## BEGIN Materials provided
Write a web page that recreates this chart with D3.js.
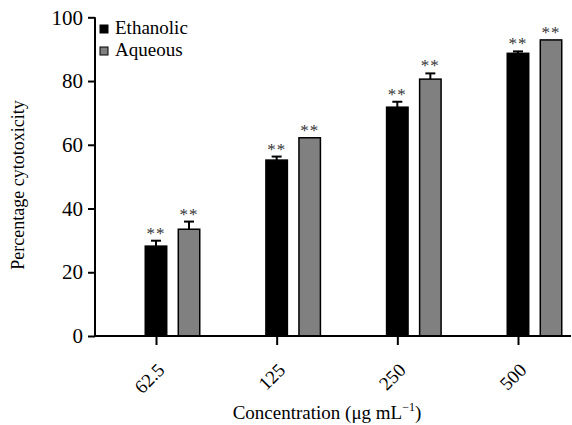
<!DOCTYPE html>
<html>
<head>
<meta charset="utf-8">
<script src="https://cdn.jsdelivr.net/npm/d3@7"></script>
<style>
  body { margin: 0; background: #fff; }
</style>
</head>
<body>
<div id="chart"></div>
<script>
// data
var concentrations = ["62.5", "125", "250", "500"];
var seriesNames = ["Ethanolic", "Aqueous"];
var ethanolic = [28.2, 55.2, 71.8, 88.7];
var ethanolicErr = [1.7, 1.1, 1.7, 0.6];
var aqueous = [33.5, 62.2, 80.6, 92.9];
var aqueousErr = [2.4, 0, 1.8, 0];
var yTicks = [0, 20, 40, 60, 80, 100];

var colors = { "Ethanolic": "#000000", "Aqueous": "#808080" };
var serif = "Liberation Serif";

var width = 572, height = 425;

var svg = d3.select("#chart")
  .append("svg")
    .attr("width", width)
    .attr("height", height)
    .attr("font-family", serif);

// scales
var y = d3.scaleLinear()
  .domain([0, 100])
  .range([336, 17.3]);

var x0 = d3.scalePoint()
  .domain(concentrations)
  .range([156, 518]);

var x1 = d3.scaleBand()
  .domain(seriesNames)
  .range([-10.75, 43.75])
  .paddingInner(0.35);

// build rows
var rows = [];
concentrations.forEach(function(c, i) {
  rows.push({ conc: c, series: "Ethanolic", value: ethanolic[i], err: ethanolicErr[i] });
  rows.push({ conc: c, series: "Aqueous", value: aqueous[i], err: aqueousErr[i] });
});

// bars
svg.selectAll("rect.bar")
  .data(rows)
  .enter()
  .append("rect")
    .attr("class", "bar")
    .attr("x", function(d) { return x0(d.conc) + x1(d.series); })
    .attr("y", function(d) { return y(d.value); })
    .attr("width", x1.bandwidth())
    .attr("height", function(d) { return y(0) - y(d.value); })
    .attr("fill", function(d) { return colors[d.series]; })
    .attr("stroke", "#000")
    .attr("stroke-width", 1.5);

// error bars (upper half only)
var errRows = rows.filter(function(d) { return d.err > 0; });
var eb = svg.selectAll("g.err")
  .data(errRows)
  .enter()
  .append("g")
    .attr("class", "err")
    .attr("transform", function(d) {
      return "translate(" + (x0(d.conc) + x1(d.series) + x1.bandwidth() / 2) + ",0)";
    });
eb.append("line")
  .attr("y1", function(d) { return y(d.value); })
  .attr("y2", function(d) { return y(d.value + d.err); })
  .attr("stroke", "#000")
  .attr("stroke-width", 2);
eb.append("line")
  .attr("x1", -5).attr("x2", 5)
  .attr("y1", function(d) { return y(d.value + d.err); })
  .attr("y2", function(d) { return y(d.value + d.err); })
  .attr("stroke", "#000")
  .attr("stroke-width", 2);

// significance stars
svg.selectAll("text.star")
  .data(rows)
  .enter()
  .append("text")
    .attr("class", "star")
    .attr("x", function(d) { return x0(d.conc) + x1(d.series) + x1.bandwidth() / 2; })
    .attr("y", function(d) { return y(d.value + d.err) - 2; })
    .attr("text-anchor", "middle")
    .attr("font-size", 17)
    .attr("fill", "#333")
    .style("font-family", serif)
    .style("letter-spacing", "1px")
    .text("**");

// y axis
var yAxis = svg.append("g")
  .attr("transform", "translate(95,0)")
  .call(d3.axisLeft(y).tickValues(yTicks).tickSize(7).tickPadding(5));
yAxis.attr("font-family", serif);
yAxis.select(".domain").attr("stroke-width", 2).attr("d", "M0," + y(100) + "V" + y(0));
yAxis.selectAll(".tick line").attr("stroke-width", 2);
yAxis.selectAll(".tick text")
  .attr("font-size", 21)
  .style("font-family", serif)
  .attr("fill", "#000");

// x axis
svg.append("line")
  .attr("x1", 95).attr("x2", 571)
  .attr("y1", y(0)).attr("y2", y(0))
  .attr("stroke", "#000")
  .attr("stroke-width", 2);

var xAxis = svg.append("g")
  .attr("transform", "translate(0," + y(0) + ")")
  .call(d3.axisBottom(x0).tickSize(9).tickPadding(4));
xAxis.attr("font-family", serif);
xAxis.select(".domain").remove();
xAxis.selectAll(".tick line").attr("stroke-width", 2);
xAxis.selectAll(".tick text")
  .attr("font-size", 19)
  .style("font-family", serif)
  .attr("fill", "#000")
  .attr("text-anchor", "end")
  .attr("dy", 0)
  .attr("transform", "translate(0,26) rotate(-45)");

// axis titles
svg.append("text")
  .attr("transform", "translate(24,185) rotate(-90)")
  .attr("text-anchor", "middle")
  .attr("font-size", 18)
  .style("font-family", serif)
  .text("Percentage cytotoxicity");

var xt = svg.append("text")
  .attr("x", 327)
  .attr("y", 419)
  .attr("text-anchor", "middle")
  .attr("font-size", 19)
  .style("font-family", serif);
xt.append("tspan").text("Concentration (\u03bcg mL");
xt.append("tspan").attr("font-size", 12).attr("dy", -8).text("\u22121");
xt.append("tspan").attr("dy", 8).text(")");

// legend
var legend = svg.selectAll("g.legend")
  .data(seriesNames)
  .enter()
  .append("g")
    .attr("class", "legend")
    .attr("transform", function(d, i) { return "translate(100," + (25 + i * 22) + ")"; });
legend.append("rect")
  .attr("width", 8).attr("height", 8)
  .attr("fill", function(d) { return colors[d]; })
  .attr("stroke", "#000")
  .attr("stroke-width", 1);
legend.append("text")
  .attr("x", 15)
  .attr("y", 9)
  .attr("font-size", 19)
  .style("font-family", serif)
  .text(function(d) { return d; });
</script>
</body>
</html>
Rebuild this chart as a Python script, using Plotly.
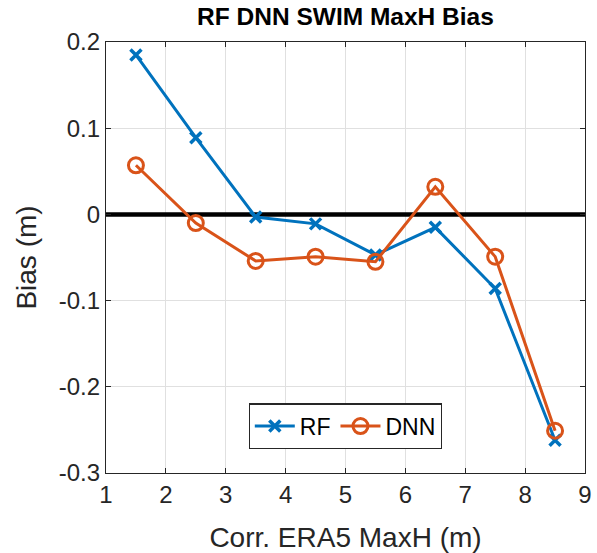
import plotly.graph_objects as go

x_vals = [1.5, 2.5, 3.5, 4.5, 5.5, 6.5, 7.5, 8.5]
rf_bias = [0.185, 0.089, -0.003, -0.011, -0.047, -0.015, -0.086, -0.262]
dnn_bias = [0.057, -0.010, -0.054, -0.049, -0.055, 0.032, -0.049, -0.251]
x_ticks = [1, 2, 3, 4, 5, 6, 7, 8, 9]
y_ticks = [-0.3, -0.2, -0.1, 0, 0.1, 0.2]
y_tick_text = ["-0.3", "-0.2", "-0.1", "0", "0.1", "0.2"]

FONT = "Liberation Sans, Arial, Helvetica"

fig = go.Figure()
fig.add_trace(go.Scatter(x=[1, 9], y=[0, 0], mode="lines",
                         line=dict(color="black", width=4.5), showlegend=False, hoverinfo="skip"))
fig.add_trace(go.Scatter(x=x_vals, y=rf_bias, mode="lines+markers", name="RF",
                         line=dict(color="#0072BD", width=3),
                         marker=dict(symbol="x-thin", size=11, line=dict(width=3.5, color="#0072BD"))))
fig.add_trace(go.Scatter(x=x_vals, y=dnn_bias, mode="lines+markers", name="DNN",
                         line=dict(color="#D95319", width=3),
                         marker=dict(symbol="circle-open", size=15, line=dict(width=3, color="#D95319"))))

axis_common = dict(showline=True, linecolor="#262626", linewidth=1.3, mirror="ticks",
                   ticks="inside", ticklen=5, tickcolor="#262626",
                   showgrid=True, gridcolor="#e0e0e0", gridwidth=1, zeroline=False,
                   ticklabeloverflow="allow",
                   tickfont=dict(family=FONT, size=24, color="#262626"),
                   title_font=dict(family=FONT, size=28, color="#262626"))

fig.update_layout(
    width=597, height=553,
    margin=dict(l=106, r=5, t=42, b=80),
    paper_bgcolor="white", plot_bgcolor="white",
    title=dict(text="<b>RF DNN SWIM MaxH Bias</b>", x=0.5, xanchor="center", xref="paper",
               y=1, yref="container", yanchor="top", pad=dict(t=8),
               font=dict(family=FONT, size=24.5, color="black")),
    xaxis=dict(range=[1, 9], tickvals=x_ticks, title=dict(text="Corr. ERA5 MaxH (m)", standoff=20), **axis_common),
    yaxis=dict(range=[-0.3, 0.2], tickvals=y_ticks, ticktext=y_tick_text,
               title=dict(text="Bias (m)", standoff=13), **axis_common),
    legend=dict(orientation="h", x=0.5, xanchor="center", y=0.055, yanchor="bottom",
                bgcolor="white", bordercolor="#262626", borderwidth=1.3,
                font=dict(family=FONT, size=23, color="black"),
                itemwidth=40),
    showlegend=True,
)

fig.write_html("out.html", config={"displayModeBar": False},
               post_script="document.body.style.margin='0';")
## END Materials provided
**Your goal**
Omitting all pictures, restate exactly the lines of the material from its start through the line that contains "var width = 572, height = 425;".

**The reply**
Write a web page that recreates this chart with D3.js.
<!DOCTYPE html>
<html>
<head>
<meta charset="utf-8">
<script src="https://cdn.jsdelivr.net/npm/d3@7"></script>
<style>
  body { margin: 0; background: #fff; }
</style>
</head>
<body>
<div id="chart"></div>
<script>
// data
var concentrations = ["62.5", "125", "250", "500"];
var seriesNames = ["Ethanolic", "Aqueous"];
var ethanolic = [28.2, 55.2, 71.8, 88.7];
var ethanolicErr = [1.7, 1.1, 1.7, 0.6];
var aqueous = [33.5, 62.2, 80.6, 92.9];
var aqueousErr = [2.4, 0, 1.8, 0];
var yTicks = [0, 20, 40, 60, 80, 100];

var colors = { "Ethanolic": "#000000", "Aqueous": "#808080" };
var serif = "Liberation Serif";

var width = 572, height = 425;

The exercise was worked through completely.